VGA to stereo audio adaptor lets you listen to video

Craft & Design Music

Last year, artist Kyle McDonald was trying to figure out ways to get high-frequency analog signals out of his computer, and noticed that nice VGA connector on the side of the computer. As an experiment, he built a custom cable to break the R, G, and B lines out of a cable, and hooked up the R and G lines to a stereo. He then wrote some custom software to translate audio signals into video frames, and played back the video to hear the sound. Surprisingly, this more or less worked, however the horizonal and vertical sync rates proved to be problematic.

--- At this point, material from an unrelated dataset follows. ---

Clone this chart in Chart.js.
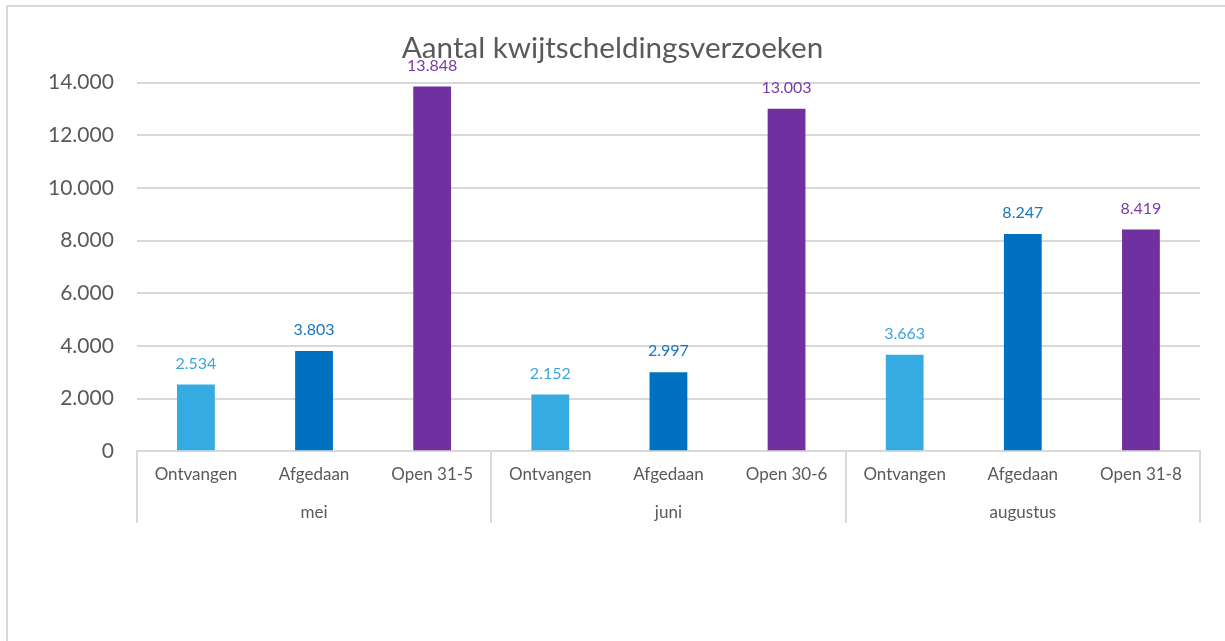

I made an adapter for outputting audio via your video card. VGA has three analog color wires, and each has its own ground/return. If you connect a 75 ohm resistor across one of them (generally green), the computer recognizes your “external monitor”, and you’re free to use Red/Red-return and Blue/Blue-return for audio.

Unfortunately, while video can handle a DC bias (e.g.: white screens), about 28% of the signal is dedicated to the horizontal and vertical sync (at 800 x 600) — which is at ground. This means that if you scale audio from -1/+1 to 0-255 color intensity, you will get annoying hums at your refresh rate and horizontal sync rate. Instead, I just chopped off the bottom half of the audio signal.

Two apps are demoed: one for generating tones using ASCII values from the keyboard, and one for rendering a stereo audio file (the amen break) to Red/Blue components at 60 fps.